Copy out all the lines exactly. Omit pictures.

### Data section
=-=-=
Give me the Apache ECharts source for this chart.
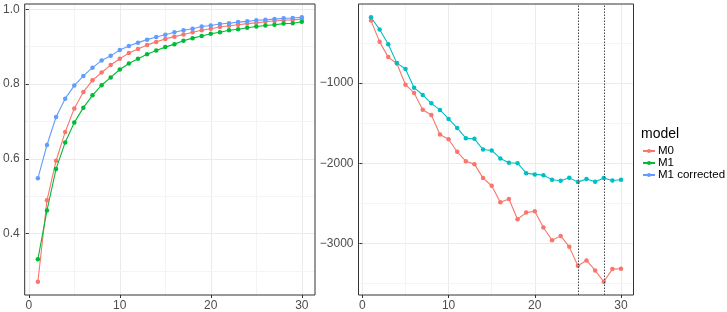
<!DOCTYPE html>
<html><head><meta charset="utf-8">
<script src="https://cdn.jsdelivr.net/npm/echarts@6/dist/echarts.min.js"></script>
<style>html,body{margin:0;padding:0;background:#fff}#c{width:727px;height:312px}</style>
</head><body><div id="c"></div>
<script>
const xs = [1,2,3,4,5,6,7,8,9,10,11,12,13,14,15,16,17,18,19,20,21,22,23,24,25,26,27,28,29,30];
// left panel
const leftM0 = [0.271,0.489,0.595,0.672,0.735,0.779,0.810,0.831,0.851,0.868,0.883,0.894,0.905,0.913,0.921,0.927,0.933,0.939,0.944,0.948,0.953,0.956,0.959,0.962,0.964,0.967,0.969,0.971,0.972,0.974];
const leftM1 = [0.331,0.462,0.573,0.644,0.697,0.737,0.770,0.797,0.818,0.839,0.855,0.868,0.880,0.890,0.899,0.907,0.916,0.923,0.929,0.935,0.939,0.944,0.947,0.951,0.954,0.957,0.959,0.962,0.963,0.967];
const leftM1c = [0.548,0.637,0.712,0.761,0.796,0.822,0.844,0.863,0.876,0.891,0.902,0.911,0.919,0.926,0.932,0.939,0.944,0.948,0.954,0.957,0.961,0.963,0.966,0.968,0.971,0.972,0.974,0.976,0.977,0.979];
// right panel
const rightM0 = [-222,-487,-677,-757,-1021,-1124,-1332,-1398,-1642,-1700,-1857,-1974,-2011,-2185,-2280,-2487,-2446,-2698,-2615,-2599,-2801,-2959,-2905,-3042,-3278,-3211,-3335,-3477,-3319,-3315];
const rightM1 = [-180,-334,-516,-752,-826,-1058,-1149,-1253,-1335,-1447,-1559,-1688,-1696,-1829,-1840,-1940,-1994,-1999,-2123,-2139,-2148,-2205,-2217,-2180,-2235,-2197,-2230,-2185,-2214,-2205];
const vlines = [25, 28];
const xTicks = [0,10,20,30];
const xMinor = [5,15,25];
const leftYTicks = [0.4,0.6,0.8,1.0];
const leftYMinor = [0.3,0.5,0.7,0.9];
const rightYTicks = [-1000,-2000,-3000];
const rightYMinor = [-500,-1500,-2500,-3500];
const seriesNames = ['M0','M1','M1 corrected'];

const COL = {M0:'#F8766D', M1:'#00BA38', M1c:'#619CFF', teal:'#00BFC4'};
const FONT = 'Liberation Sans, Arial, Helvetica, sans-serif';

function ext(arrs){
  let mn=Infinity,mx=-Infinity;
  arrs.forEach(a=>a.forEach(v=>{mn=Math.min(mn,v);mx=Math.max(mx,v);}));
  const p=(mx-mn)*0.05; return [mn-p,mx+p];
}
const xExt = ext([xs]);
const lExt = ext([leftM0,leftM1,leftM1c]);
const rExt = ext([rightM0,rightM1]);
const pts = vals => xs.map((x,i)=>[x,vals[i]]);
const fmtMinus = v => String(v).replace('-','\u2212');

function xAxisCfg(gi){
  return {type:'value', gridIndex:gi, min:xExt[0], max:xExt[1],
    splitLine:{show:false}, axisLine:{show:false},
    axisTick:{show:true, length:3, lineStyle:{color:'#333', width:1}, customValues:xTicks},
    axisLabel:{color:'#4D4D4D', fontSize:12, fontFamily:FONT, margin:5, customValues:xTicks}};
}
function yAxisCfg(gi, e, ticks, fmt){
  return {type:'value', gridIndex:gi, min:e[0], max:e[1],
    splitLine:{show:false}, axisLine:{show:false},
    axisTick:{show:true, length:3, lineStyle:{color:'#333', width:1}, customValues:ticks},
    axisLabel:{color:'#4D4D4D', fontSize:12, fontFamily:FONT, margin:5, customValues:ticks, formatter:fmt}};
}
function gridSeries(gi, yMaj, yMin){
  const maj={color:'#EBEBEB', width:1, type:'solid'};
  const mnr={color:'#F4F4F4', width:1, type:'solid'};
  const data=[];
  xTicks.forEach(v=>data.push({xAxis:v, lineStyle:maj}));
  xMinor.forEach(v=>data.push({xAxis:v, lineStyle:mnr}));
  yMaj.forEach(v=>data.push({yAxis:v, lineStyle:maj}));
  yMin.forEach(v=>data.push({yAxis:v, lineStyle:mnr}));
  return {type:'line', xAxisIndex:gi, yAxisIndex:gi, data:[], silent:true, z:1,
    markLine:{z:0, silent:true, symbol:['none','none'], label:{show:false}, animation:false, data:data}};
}
function lineSeries(name, gi, vals, color){
  return {name:name, type:'line', xAxisIndex:gi, yAxisIndex:gi, data:pts(vals), z:3,
    symbol:'circle', symbolSize:4.5, showSymbol:true,
    lineStyle:{color:color, width:1.1}, itemStyle:{color:color}};
}

const chart = echarts.init(document.getElementById('c'), null, {renderer:'canvas'});
chart.setOption({
  animation:false,
  backgroundColor:'#fff',
  textStyle:{fontFamily:FONT},
  grid:[
    {left:23.5, top:4, width:291.5, height:292, show:true, borderColor:'#333', borderWidth:1, backgroundColor:'transparent', z:5},
    {left:358.5, top:4, width:275, height:292, show:true, borderColor:'#333', borderWidth:1, backgroundColor:'transparent', z:5}
  ],
  xAxis:[xAxisCfg(0), xAxisCfg(1)],
  yAxis:[yAxisCfg(0,lExt,leftYTicks,v=>v.toFixed(1)), yAxisCfg(1,rExt,rightYTicks,fmtMinus)],
  title:{text:'model', left:641, top:127, padding:0, textStyle:{fontSize:14, fontWeight:'normal', color:'#000', fontFamily:FONT}},
  legend:{data:seriesNames, orient:'vertical', left:642, top:145, padding:0, itemGap:0,
    itemWidth:12, itemHeight:5, textStyle:{fontSize:11.5, color:'#000', lineHeight:11, padding:[0,0,0,-2], fontFamily:FONT}},
  series:[
    gridSeries(0, leftYTicks, leftYMinor),
    gridSeries(1, rightYTicks, rightYMinor),
    lineSeries('M0',0,leftM0,COL.M0),
    lineSeries('M1',0,leftM1,COL.M1),
    lineSeries('M1 corrected',0,leftM1c,COL.M1c),
    lineSeries('M0',1,rightM0,COL.M0),
    lineSeries('M1',1,rightM1,COL.teal),
    {type:'line', xAxisIndex:1, yAxisIndex:1, data:[], silent:true, z:4,
      markLine:{silent:true, symbol:['none','none'], label:{show:false}, animation:false,
        lineStyle:{color:'#444', width:1, type:[1.5,1.5]},
        data:vlines.map(v=>({xAxis:v}))}}
  ]
});
</script></body></html>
=-=-=
### Answer for this exercise
Give me the Apache ECharts source for this chart.
<!DOCTYPE html>
<html><head><meta charset="utf-8">
<script src="https://cdn.jsdelivr.net/npm/echarts@6/dist/echarts.min.js"></script>
<style>html,body{margin:0;padding:0;background:#fff}#c{width:727px;height:312px}</style>
</head><body><div id="c"></div>
<script>
const xs = [1,2,3,4,5,6,7,8,9,10,11,12,13,14,15,16,17,18,19,20,21,22,23,24,25,26,27,28,29,30];
// left panel
const leftM0 = [0.271,0.489,0.595,0.672,0.735,0.779,0.810,0.831,0.851,0.868,0.883,0.894,0.905,0.913,0.921,0.927,0.933,0.939,0.944,0.948,0.953,0.956,0.959,0.962,0.964,0.967,0.969,0.971,0.972,0.974];
const leftM1 = [0.331,0.462,0.573,0.644,0.697,0.737,0.770,0.797,0.818,0.839,0.855,0.868,0.880,0.890,0.899,0.907,0.916,0.923,0.929,0.935,0.939,0.944,0.947,0.951,0.954,0.957,0.959,0.962,0.963,0.967];
const leftM1c = [0.548,0.637,0.712,0.761,0.796,0.822,0.844,0.863,0.876,0.891,0.902,0.911,0.919,0.926,0.932,0.939,0.944,0.948,0.954,0.957,0.961,0.963,0.966,0.968,0.971,0.972,0.974,0.976,0.977,0.979];
// right panel
const rightM0 = [-222,-487,-677,-757,-1021,-1124,-1332,-1398,-1642,-1700,-1857,-1974,-2011,-2185,-2280,-2487,-2446,-2698,-2615,-2599,-2801,-2959,-2905,-3042,-3278,-3211,-3335,-3477,-3319,-3315];
const rightM1 = [-180,-334,-516,-752,-826,-1058,-1149,-1253,-1335,-1447,-1559,-1688,-1696,-1829,-1840,-1940,-1994,-1999,-2123,-2139,-2148,-2205,-2217,-2180,-2235,-2197,-2230,-2185,-2214,-2205];
const vlines = [25, 28];
const xTicks = [0,10,20,30];
const xMinor = [5,15,25];
const leftYTicks = [0.4,0.6,0.8,1.0];
const leftYMinor = [0.3,0.5,0.7,0.9];
const rightYTicks = [-1000,-2000,-3000];
const rightYMinor = [-500,-1500,-2500,-3500];
const seriesNames = ['M0','M1','M1 corrected'];

const COL = {M0:'#F8766D', M1:'#00BA38', M1c:'#619CFF', teal:'#00BFC4'};
const FONT = 'Liberation Sans, Arial, Helvetica, sans-serif';

function ext(arrs){
  let mn=Infinity,mx=-Infinity;
  arrs.forEach(a=>a.forEach(v=>{mn=Math.min(mn,v);mx=Math.max(mx,v);}));
  const p=(mx-mn)*0.05; return [mn-p,mx+p];
}
const xExt = ext([xs]);
const lExt = ext([leftM0,leftM1,leftM1c]);
const rExt = ext([rightM0,rightM1]);
const pts = vals => xs.map((x,i)=>[x,vals[i]]);
const fmtMinus = v => String(v).replace('-','\u2212');

function xAxisCfg(gi){
  return {type:'value', gridIndex:gi, min:xExt[0], max:xExt[1],
    splitLine:{show:false}, axisLine:{show:false},
    axisTick:{show:true, length:3, lineStyle:{color:'#333', width:1}, customValues:xTicks},
    axisLabel:{color:'#4D4D4D', fontSize:12, fontFamily:FONT, margin:5, customValues:xTicks}};
}
function yAxisCfg(gi, e, ticks, fmt){
  return {type:'value', gridIndex:gi, min:e[0], max:e[1],
    splitLine:{show:false}, axisLine:{show:false},
    axisTick:{show:true, length:3, lineStyle:{color:'#333', width:1}, customValues:ticks},
    axisLabel:{color:'#4D4D4D', fontSize:12, fontFamily:FONT, margin:5, customValues:ticks, formatter:fmt}};
}
function gridSeries(gi, yMaj, yMin){
  const maj={color:'#EBEBEB', width:1, type:'solid'};
  const mnr={color:'#F4F4F4', width:1, type:'solid'};
  const data=[];
  xTicks.forEach(v=>data.push({xAxis:v, lineStyle:maj}));
  xMinor.forEach(v=>data.push({xAxis:v, lineStyle:mnr}));
  yMaj.forEach(v=>data.push({yAxis:v, lineStyle:maj}));
  yMin.forEach(v=>data.push({yAxis:v, lineStyle:mnr}));
  return {type:'line', xAxisIndex:gi, yAxisIndex:gi, data:[], silent:true, z:1,
    markLine:{z:0, silent:true, symbol:['none','none'], label:{show:false}, animation:false, data:data}};
}
function lineSeries(name, gi, vals, color){
  return {name:name, type:'line', xAxisIndex:gi, yAxisIndex:gi, data:pts(vals), z:3,
    symbol:'circle', symbolSize:4.5, showSymbol:true,
    lineStyle:{color:color, width:1.1}, itemStyle:{color:color}};
}

const chart = echarts.init(document.getElementById('c'), null, {renderer:'canvas'});
chart.setOption({
  animation:false,
  backgroundColor:'#fff',
  textStyle:{fontFamily:FONT},
  grid:[
    {left:23.5, top:4, width:291.5, height:292, show:true, borderColor:'#333', borderWidth:1, backgroundColor:'transparent', z:5},
    {left:358.5, top:4, width:275, height:292, show:true, borderColor:'#333', borderWidth:1, backgroundColor:'transparent', z:5}
  ],
  xAxis:[xAxisCfg(0), xAxisCfg(1)],
  yAxis:[yAxisCfg(0,lExt,leftYTicks,v=>v.toFixed(1)), yAxisCfg(1,rExt,rightYTicks,fmtMinus)],
  title:{text:'model', left:641, top:127, padding:0, textStyle:{fontSize:14, fontWeight:'normal', color:'#000', fontFamily:FONT}},
  legend:{data:seriesNames, orient:'vertical', left:642, top:145, padding:0, itemGap:0,
    itemWidth:12, itemHeight:5, textStyle:{fontSize:11.5, color:'#000', lineHeight:11, padding:[0,0,0,-2], fontFamily:FONT}},
  series:[
    gridSeries(0, leftYTicks, leftYMinor),
    gridSeries(1, rightYTicks, rightYMinor),
    lineSeries('M0',0,leftM0,COL.M0),
    lineSeries('M1',0,leftM1,COL.M1),
    lineSeries('M1 corrected',0,leftM1c,COL.M1c),
    lineSeries('M0',1,rightM0,COL.M0),
    lineSeries('M1',1,rightM1,COL.teal),
    {type:'line', xAxisIndex:1, yAxisIndex:1, data:[], silent:true, z:4,
      markLine:{silent:true, symbol:['none','none'], label:{show:false}, animation:false,
        lineStyle:{color:'#444', width:1, type:[1.5,1.5]},
        data:vlines.map(v=>({xAxis:v}))}}
  ]
});
</script></body></html>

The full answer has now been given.